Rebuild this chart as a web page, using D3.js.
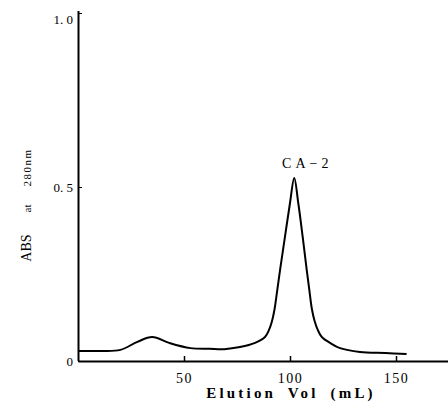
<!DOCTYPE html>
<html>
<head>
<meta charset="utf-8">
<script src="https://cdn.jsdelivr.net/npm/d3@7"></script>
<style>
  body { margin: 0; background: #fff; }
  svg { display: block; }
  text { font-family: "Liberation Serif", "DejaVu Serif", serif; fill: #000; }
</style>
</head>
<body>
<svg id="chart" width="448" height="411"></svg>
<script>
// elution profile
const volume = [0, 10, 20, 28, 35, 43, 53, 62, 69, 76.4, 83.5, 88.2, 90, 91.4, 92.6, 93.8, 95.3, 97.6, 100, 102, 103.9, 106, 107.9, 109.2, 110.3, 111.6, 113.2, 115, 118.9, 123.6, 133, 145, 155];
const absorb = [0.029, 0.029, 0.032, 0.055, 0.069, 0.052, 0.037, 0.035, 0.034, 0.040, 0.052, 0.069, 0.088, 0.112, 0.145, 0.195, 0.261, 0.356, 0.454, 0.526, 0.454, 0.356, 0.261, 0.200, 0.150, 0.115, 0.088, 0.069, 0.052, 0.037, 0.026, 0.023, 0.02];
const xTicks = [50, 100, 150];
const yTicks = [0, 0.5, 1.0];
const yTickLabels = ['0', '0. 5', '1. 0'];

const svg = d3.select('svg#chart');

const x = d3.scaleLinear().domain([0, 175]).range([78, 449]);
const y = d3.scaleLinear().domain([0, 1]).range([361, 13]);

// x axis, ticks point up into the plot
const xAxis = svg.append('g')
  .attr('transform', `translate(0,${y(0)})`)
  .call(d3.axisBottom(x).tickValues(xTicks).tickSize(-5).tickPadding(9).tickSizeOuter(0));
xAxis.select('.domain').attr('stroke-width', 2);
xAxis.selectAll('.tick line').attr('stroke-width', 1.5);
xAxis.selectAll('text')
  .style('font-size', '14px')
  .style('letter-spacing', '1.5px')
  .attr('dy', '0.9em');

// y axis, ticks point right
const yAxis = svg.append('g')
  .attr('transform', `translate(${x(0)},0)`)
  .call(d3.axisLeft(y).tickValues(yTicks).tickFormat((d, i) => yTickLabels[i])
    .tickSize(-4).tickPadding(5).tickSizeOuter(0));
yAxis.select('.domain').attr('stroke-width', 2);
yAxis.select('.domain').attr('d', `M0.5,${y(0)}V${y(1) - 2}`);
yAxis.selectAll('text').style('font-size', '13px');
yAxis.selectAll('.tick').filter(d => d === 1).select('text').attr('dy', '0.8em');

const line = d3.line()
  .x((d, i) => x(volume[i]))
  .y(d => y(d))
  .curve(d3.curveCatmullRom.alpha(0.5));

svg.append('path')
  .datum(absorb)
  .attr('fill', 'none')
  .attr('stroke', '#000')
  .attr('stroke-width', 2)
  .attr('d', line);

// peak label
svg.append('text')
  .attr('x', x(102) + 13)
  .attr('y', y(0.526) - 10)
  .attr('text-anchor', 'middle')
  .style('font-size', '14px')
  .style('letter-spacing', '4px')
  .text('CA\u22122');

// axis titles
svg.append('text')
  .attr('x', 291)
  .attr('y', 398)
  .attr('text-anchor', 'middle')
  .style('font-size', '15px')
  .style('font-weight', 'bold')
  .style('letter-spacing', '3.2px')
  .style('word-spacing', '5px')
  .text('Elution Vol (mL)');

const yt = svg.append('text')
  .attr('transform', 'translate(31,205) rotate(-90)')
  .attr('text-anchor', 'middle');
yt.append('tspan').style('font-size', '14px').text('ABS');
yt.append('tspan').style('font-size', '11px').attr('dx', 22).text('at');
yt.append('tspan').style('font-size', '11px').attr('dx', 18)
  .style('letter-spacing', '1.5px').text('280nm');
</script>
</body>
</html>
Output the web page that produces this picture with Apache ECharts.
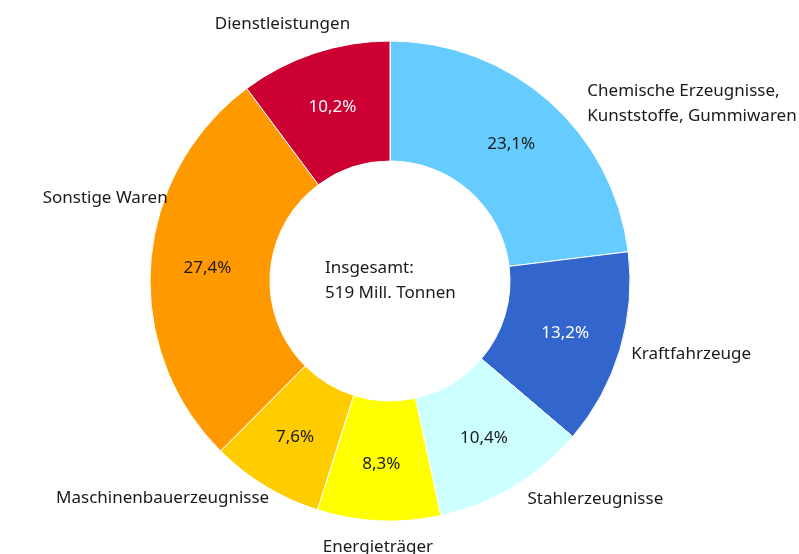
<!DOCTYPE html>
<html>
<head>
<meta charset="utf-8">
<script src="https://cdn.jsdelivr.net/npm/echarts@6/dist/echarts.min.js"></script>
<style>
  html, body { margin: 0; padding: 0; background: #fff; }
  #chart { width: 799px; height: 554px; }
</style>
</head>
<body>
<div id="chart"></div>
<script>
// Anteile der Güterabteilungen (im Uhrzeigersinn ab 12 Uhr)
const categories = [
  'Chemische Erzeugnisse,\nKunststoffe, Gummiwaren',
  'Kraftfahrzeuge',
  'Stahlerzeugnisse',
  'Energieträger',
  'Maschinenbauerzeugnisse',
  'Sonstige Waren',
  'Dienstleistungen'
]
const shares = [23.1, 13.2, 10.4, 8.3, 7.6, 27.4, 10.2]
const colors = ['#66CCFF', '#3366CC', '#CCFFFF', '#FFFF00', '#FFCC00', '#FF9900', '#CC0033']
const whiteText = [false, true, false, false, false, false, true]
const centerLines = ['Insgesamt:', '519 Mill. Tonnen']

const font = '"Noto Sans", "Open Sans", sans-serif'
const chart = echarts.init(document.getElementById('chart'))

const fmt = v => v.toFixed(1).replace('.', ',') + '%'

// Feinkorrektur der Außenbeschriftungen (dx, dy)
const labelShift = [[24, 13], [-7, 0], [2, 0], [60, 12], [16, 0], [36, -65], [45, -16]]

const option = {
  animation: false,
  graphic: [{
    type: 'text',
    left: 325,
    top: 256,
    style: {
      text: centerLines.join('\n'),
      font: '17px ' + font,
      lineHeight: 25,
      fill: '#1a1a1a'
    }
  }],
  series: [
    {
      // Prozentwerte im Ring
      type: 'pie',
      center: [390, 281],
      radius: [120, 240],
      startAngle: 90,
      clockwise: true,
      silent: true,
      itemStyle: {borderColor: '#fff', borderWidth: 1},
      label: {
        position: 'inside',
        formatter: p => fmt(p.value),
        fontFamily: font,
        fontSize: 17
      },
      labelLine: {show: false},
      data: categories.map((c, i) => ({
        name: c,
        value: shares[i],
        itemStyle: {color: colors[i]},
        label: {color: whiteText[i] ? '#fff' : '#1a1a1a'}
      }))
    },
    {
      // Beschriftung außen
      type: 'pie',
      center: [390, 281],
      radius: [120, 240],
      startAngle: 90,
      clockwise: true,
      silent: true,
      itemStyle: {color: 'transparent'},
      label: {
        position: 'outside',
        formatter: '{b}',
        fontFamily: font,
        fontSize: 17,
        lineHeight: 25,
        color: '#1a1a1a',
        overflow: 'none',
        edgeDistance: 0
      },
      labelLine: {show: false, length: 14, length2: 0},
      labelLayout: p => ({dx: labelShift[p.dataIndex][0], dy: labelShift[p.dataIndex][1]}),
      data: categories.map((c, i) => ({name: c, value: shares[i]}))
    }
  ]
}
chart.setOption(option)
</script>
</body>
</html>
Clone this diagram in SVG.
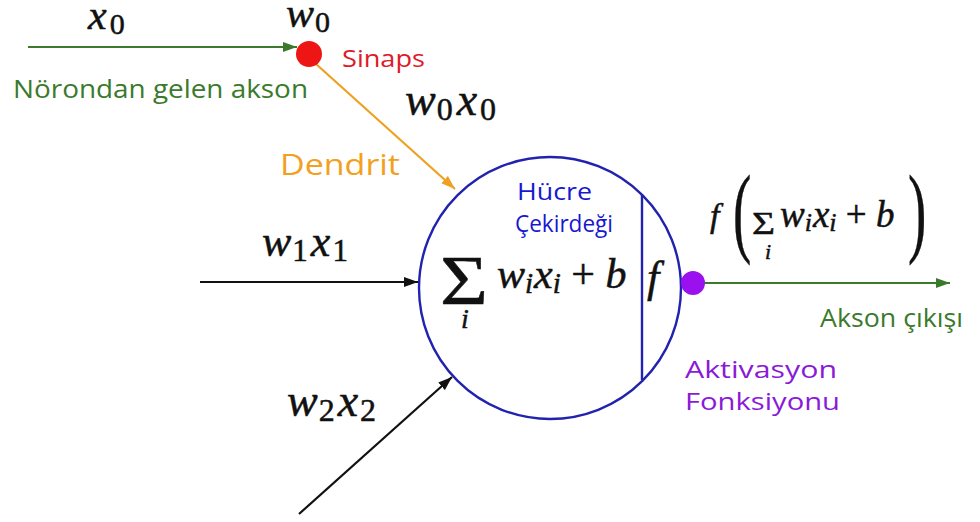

- Task to complete: Which lines contain the word "this"? Copy each of them.

- Final result:
Rebuild this chart as a web page, using D3.js.
Output the web page that produces this picture with Apache ECharts.
Clone this diagram in SVG.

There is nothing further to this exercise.